— start —
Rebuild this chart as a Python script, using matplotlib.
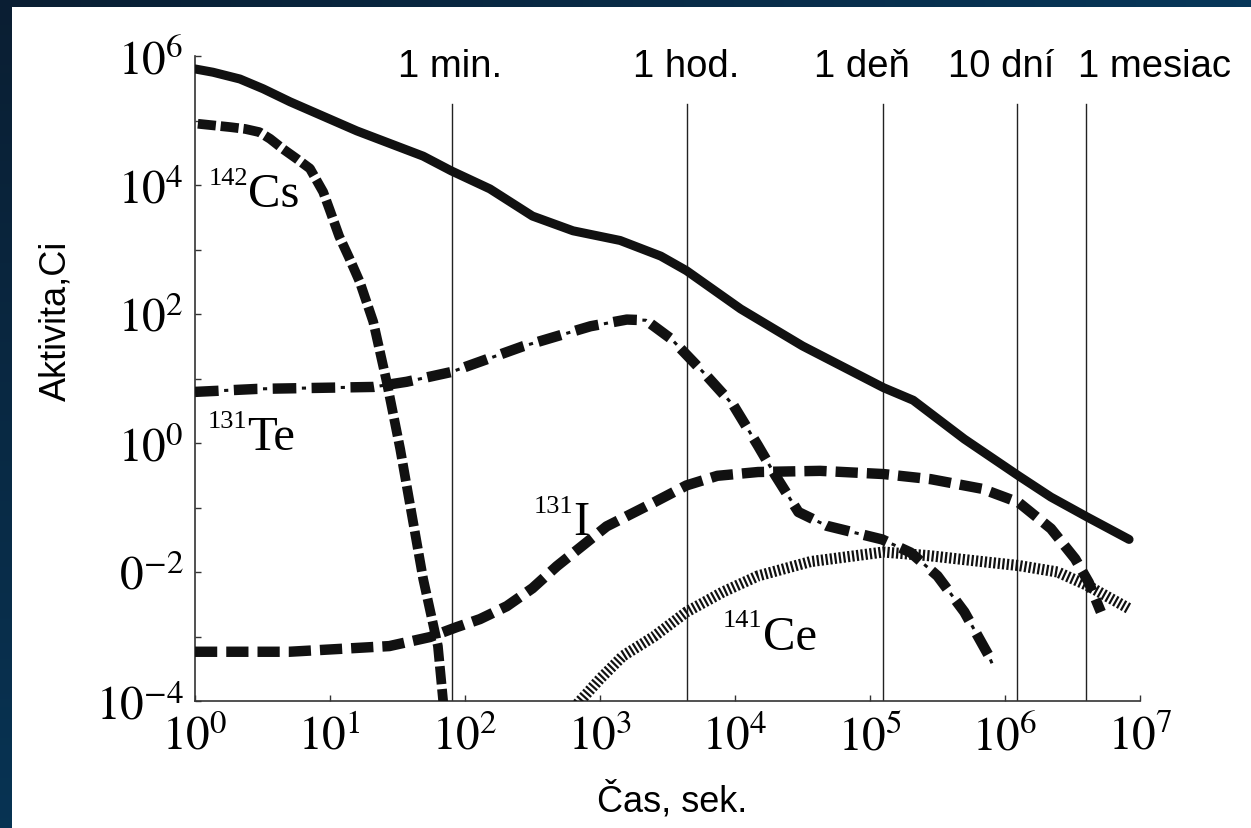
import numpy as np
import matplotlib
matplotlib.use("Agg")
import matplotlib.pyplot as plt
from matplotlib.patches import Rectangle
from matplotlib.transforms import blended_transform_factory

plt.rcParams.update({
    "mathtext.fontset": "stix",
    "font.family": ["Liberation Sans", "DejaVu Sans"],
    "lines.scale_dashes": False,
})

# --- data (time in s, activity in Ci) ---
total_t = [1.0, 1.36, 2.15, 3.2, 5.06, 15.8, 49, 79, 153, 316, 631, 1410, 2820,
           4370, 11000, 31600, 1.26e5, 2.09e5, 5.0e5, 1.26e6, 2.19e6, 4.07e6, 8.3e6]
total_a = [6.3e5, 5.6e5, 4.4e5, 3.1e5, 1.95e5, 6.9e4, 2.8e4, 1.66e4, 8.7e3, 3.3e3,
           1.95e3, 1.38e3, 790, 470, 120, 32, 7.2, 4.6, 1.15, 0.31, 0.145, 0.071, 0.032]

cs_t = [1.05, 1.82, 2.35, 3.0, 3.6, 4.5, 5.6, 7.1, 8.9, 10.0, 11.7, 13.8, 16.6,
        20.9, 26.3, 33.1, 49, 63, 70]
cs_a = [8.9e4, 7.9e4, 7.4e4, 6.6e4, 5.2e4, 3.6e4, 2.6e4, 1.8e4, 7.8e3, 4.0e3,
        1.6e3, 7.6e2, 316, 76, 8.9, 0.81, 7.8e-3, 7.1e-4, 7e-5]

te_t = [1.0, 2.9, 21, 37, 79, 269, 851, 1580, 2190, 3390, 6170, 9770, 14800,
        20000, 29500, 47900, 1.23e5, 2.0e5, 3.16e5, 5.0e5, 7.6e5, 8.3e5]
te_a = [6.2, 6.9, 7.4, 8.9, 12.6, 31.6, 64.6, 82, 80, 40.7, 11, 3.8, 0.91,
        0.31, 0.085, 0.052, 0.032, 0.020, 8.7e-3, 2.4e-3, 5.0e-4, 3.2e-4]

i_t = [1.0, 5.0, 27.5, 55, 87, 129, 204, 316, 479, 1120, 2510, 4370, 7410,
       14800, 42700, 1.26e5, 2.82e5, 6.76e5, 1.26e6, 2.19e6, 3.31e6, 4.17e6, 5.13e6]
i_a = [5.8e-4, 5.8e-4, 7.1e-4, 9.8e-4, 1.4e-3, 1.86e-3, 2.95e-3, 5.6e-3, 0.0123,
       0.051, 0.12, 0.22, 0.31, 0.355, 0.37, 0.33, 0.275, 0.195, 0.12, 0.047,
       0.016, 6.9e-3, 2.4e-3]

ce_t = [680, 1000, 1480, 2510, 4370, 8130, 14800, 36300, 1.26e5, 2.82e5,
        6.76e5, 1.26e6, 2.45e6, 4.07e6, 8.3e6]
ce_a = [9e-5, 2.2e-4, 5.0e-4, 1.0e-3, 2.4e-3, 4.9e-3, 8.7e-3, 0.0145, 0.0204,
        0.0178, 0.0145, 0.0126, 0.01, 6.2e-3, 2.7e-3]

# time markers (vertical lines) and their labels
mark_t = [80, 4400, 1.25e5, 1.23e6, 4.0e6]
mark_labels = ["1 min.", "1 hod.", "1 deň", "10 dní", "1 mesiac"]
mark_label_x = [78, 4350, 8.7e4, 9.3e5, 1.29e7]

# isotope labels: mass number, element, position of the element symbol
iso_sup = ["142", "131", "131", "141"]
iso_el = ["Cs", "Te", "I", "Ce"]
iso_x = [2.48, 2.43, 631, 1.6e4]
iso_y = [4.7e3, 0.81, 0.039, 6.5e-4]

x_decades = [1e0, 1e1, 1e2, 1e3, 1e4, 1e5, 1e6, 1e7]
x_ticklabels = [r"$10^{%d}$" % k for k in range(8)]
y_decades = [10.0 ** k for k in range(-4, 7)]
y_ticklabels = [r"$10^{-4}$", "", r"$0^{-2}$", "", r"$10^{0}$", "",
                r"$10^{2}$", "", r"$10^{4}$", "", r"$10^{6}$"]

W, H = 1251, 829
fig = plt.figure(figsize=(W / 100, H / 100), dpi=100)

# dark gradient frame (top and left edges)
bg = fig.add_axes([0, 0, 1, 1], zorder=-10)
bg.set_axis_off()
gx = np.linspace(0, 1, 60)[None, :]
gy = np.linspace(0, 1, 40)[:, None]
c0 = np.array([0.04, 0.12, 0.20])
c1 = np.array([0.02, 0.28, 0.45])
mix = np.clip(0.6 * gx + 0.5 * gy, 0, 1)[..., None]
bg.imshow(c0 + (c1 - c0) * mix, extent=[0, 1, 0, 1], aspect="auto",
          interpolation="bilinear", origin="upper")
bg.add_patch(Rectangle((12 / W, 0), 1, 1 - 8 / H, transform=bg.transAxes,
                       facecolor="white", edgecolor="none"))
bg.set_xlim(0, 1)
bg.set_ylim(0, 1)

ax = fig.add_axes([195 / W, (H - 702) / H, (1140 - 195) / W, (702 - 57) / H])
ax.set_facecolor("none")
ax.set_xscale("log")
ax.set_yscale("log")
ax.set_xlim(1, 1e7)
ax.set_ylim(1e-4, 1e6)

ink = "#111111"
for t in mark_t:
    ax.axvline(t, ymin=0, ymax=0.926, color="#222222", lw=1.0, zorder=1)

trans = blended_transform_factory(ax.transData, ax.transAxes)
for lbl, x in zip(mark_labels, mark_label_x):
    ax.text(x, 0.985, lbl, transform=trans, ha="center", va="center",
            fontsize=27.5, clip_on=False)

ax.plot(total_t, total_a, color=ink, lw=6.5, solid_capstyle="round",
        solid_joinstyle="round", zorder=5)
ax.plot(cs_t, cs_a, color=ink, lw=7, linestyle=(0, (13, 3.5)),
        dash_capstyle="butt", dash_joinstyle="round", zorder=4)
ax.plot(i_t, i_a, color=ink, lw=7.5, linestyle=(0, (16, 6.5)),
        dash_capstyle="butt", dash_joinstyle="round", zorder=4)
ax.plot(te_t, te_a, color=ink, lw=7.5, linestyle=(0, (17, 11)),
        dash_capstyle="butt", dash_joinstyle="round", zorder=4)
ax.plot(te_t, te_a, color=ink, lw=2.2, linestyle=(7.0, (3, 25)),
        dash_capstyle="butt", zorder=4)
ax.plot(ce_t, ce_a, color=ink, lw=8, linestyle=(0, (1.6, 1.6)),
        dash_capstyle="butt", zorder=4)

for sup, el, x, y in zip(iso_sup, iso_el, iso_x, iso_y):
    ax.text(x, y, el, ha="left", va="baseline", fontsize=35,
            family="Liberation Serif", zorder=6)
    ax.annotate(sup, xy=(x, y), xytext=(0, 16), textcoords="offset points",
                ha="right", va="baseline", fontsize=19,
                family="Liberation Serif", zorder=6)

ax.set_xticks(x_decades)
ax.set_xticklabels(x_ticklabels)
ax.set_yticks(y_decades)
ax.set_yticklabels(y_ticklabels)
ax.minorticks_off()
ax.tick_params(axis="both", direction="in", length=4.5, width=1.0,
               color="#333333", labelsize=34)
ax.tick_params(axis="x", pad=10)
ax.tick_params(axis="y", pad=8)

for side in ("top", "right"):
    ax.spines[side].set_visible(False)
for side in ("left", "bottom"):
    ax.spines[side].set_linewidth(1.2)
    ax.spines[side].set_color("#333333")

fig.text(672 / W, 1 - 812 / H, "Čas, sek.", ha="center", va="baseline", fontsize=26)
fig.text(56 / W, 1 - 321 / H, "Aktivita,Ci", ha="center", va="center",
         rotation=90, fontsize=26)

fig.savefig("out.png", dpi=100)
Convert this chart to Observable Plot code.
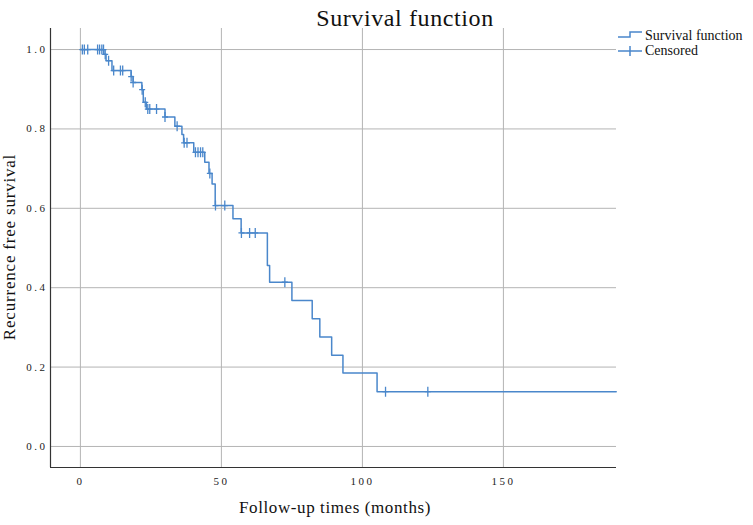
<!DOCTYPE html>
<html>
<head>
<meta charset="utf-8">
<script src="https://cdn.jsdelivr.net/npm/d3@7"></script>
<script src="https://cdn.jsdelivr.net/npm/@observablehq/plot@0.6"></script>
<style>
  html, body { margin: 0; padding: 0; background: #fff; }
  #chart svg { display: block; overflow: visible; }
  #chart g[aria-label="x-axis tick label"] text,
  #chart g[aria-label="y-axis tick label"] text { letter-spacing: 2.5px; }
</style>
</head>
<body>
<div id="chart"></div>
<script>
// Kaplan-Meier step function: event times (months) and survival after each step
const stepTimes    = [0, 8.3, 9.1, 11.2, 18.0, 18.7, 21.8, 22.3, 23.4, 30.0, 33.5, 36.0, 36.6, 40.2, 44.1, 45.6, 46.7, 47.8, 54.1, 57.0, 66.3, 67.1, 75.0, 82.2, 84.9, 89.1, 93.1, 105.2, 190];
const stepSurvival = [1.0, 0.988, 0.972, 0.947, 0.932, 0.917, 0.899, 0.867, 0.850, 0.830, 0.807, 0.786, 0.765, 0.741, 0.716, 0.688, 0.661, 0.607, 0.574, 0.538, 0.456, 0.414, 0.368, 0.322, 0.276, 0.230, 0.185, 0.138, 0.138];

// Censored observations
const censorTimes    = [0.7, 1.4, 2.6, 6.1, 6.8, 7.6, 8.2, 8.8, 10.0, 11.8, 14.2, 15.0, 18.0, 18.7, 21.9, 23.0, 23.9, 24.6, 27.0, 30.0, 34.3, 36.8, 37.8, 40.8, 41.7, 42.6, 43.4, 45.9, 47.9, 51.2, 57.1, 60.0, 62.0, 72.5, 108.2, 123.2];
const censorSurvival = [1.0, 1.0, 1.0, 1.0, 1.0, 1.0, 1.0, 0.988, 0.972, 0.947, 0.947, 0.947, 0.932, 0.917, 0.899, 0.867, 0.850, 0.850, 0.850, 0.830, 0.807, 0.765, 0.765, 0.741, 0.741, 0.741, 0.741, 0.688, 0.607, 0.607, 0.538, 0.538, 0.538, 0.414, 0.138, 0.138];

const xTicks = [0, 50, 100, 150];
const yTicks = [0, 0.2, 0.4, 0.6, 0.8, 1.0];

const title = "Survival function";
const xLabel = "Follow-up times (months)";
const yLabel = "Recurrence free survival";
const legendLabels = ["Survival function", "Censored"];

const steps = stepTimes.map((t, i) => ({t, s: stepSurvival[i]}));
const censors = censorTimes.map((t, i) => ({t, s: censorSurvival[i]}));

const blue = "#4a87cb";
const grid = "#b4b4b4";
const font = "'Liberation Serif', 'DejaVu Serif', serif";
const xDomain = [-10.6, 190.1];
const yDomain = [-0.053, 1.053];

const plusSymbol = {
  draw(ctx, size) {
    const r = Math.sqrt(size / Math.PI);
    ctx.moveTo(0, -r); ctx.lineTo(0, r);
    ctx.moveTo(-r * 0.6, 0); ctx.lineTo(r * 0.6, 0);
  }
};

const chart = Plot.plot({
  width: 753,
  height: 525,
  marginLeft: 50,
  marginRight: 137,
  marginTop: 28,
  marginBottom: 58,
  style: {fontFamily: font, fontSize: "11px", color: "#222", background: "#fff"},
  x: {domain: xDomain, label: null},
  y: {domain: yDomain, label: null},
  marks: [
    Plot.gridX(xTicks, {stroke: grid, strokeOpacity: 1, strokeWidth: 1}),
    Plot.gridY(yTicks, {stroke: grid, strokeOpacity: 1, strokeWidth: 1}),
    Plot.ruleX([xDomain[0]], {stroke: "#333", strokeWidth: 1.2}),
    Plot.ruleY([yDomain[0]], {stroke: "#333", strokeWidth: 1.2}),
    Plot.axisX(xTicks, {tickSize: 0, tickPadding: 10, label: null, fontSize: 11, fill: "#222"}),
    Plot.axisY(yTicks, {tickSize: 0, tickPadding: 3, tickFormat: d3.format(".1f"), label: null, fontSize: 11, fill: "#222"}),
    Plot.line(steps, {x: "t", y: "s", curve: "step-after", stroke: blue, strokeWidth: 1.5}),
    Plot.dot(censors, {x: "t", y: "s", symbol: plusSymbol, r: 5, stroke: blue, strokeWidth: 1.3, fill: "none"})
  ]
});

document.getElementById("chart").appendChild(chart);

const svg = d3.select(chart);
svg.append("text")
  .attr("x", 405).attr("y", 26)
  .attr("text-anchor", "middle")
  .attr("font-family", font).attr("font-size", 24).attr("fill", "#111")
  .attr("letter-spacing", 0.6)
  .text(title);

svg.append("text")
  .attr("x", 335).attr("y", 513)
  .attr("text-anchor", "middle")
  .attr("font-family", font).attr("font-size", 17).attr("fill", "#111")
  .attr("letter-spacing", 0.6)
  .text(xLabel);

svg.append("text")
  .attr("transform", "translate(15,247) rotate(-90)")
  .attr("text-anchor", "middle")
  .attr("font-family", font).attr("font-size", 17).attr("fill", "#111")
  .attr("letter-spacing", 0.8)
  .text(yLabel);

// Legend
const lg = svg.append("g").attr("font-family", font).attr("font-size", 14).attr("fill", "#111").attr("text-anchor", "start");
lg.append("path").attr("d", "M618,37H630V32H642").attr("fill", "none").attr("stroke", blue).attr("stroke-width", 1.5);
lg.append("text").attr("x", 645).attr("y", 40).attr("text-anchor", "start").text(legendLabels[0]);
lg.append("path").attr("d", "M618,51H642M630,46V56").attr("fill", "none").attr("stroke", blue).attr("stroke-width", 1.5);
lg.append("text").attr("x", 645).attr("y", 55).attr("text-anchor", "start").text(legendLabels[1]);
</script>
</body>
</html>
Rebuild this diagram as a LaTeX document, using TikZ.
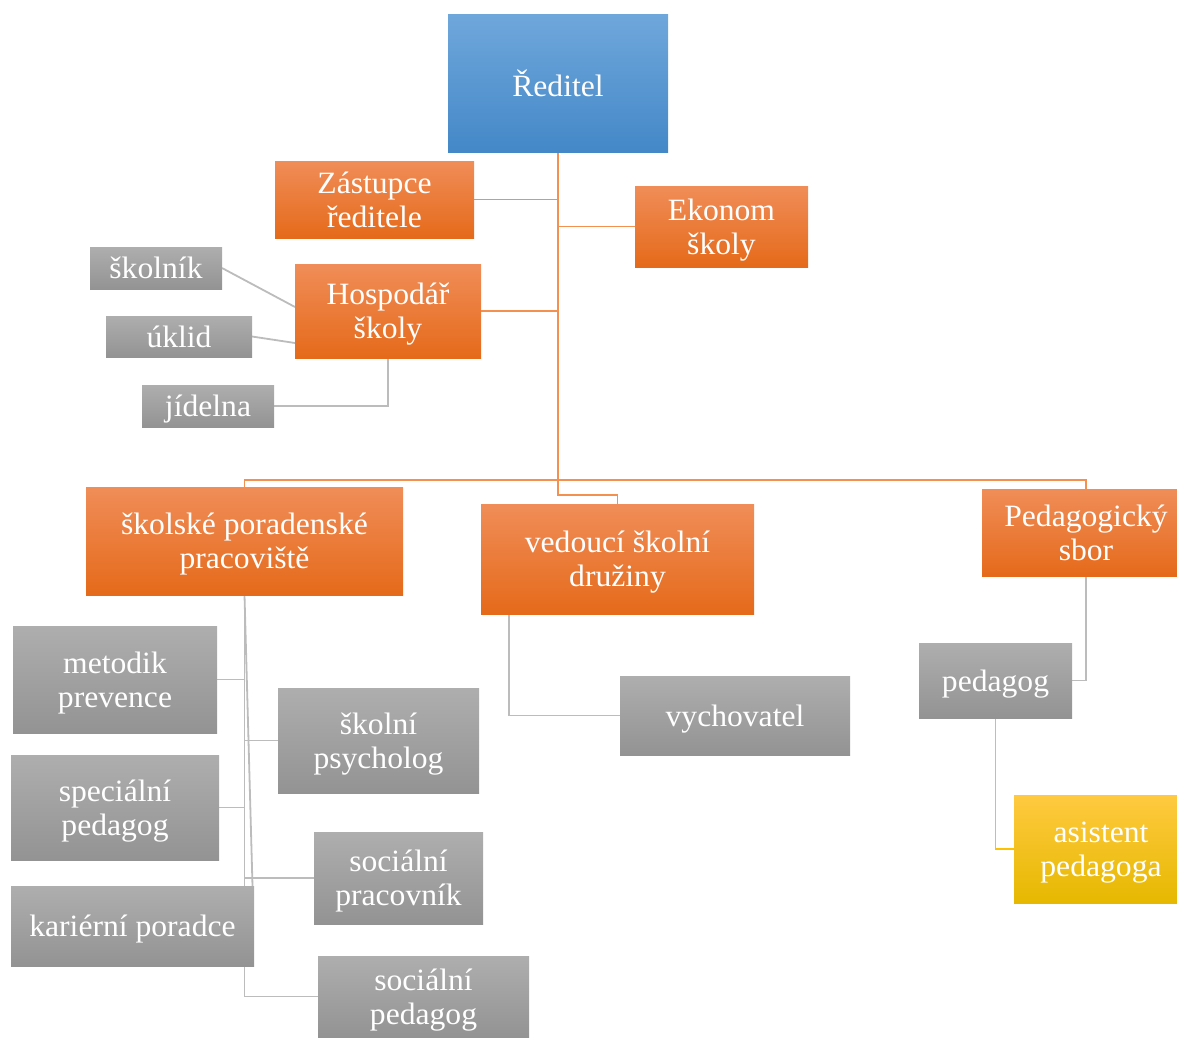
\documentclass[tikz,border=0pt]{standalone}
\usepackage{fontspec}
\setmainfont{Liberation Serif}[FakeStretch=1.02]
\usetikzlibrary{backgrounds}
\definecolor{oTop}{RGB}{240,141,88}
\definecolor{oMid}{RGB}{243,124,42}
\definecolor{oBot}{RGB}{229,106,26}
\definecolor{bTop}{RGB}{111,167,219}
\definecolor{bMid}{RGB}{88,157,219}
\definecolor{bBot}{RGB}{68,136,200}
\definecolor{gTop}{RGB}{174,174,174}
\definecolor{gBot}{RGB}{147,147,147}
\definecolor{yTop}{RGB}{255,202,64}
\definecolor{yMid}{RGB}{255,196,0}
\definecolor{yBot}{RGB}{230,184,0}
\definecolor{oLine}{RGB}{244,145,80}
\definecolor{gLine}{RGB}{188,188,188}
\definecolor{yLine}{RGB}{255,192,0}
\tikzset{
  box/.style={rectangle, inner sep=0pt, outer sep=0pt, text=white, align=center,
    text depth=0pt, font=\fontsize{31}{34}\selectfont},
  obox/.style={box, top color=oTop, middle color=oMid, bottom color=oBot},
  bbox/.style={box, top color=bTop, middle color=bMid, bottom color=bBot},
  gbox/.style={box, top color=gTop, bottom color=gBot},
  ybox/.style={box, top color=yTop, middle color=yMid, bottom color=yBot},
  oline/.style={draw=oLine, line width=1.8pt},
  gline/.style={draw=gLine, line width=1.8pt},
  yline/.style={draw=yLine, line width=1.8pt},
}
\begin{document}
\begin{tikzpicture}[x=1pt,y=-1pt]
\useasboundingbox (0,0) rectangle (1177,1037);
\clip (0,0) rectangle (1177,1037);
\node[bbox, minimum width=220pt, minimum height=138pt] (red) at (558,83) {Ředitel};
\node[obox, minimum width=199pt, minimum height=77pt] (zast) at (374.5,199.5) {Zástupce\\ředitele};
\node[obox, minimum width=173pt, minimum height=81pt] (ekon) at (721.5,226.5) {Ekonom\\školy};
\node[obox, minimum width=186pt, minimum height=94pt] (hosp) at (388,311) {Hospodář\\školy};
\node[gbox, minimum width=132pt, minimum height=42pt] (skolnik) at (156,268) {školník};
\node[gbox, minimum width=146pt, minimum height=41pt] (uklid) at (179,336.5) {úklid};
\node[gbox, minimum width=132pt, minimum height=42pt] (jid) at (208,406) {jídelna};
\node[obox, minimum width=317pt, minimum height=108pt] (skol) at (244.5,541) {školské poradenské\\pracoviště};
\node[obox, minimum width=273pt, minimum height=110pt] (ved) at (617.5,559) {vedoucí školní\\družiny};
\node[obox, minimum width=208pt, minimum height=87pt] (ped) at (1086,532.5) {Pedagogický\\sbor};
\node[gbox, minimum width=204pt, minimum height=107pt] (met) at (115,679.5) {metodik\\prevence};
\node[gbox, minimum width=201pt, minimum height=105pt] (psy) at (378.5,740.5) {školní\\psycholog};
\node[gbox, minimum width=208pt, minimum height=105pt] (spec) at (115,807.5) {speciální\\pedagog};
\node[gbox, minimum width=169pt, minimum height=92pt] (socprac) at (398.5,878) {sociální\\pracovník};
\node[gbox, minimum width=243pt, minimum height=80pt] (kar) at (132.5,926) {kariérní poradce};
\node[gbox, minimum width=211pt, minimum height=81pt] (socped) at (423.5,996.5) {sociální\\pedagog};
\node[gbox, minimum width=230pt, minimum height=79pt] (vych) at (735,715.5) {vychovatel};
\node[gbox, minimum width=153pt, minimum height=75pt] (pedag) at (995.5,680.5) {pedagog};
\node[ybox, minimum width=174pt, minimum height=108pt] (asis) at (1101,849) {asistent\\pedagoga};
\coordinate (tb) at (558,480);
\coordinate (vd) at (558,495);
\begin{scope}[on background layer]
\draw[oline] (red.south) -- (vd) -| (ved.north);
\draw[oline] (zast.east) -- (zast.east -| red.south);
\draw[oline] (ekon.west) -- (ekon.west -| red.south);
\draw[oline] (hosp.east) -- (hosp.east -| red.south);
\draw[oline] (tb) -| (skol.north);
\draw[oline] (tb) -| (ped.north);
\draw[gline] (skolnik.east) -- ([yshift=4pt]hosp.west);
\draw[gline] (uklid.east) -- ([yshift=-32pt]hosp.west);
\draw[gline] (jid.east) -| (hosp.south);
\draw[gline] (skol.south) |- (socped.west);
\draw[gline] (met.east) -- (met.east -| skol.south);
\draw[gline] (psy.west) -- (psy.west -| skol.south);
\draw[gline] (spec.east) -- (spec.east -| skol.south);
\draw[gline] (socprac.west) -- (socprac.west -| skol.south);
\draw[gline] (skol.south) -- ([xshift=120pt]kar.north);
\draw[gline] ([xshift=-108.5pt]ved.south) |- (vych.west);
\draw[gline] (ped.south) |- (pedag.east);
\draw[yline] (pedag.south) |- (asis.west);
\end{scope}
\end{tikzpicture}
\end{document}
— end —
▶ _BRIEF_
Every line from the top of the material above through the line with "2.4e-3, 5.0e-4, 3.2e-4]" should be duplicated exactly, please; leave out the pictures.

▶ _EXERCISE SOLUTION_
Rebuild this chart as a Python script, using matplotlib.
import numpy as np
import matplotlib
matplotlib.use("Agg")
import matplotlib.pyplot as plt
from matplotlib.patches import Rectangle
from matplotlib.transforms import blended_transform_factory

plt.rcParams.update({
    "mathtext.fontset": "stix",
    "font.family": ["Liberation Sans", "DejaVu Sans"],
    "lines.scale_dashes": False,
})

# --- data (time in s, activity in Ci) ---
total_t = [1.0, 1.36, 2.15, 3.2, 5.06, 15.8, 49, 79, 153, 316, 631, 1410, 2820,
           4370, 11000, 31600, 1.26e5, 2.09e5, 5.0e5, 1.26e6, 2.19e6, 4.07e6, 8.3e6]
total_a = [6.3e5, 5.6e5, 4.4e5, 3.1e5, 1.95e5, 6.9e4, 2.8e4, 1.66e4, 8.7e3, 3.3e3,
           1.95e3, 1.38e3, 790, 470, 120, 32, 7.2, 4.6, 1.15, 0.31, 0.145, 0.071, 0.032]

cs_t = [1.05, 1.82, 2.35, 3.0, 3.6, 4.5, 5.6, 7.1, 8.9, 10.0, 11.7, 13.8, 16.6,
        20.9, 26.3, 33.1, 49, 63, 70]
cs_a = [8.9e4, 7.9e4, 7.4e4, 6.6e4, 5.2e4, 3.6e4, 2.6e4, 1.8e4, 7.8e3, 4.0e3,
        1.6e3, 7.6e2, 316, 76, 8.9, 0.81, 7.8e-3, 7.1e-4, 7e-5]

te_t = [1.0, 2.9, 21, 37, 79, 269, 851, 1580, 2190, 3390, 6170, 9770, 14800,
        20000, 29500, 47900, 1.23e5, 2.0e5, 3.16e5, 5.0e5, 7.6e5, 8.3e5]
te_a = [6.2, 6.9, 7.4, 8.9, 12.6, 31.6, 64.6, 82, 80, 40.7, 11, 3.8, 0.91,
        0.31, 0.085, 0.052, 0.032, 0.020, 8.7e-3, 2.4e-3, 5.0e-4, 3.2e-4]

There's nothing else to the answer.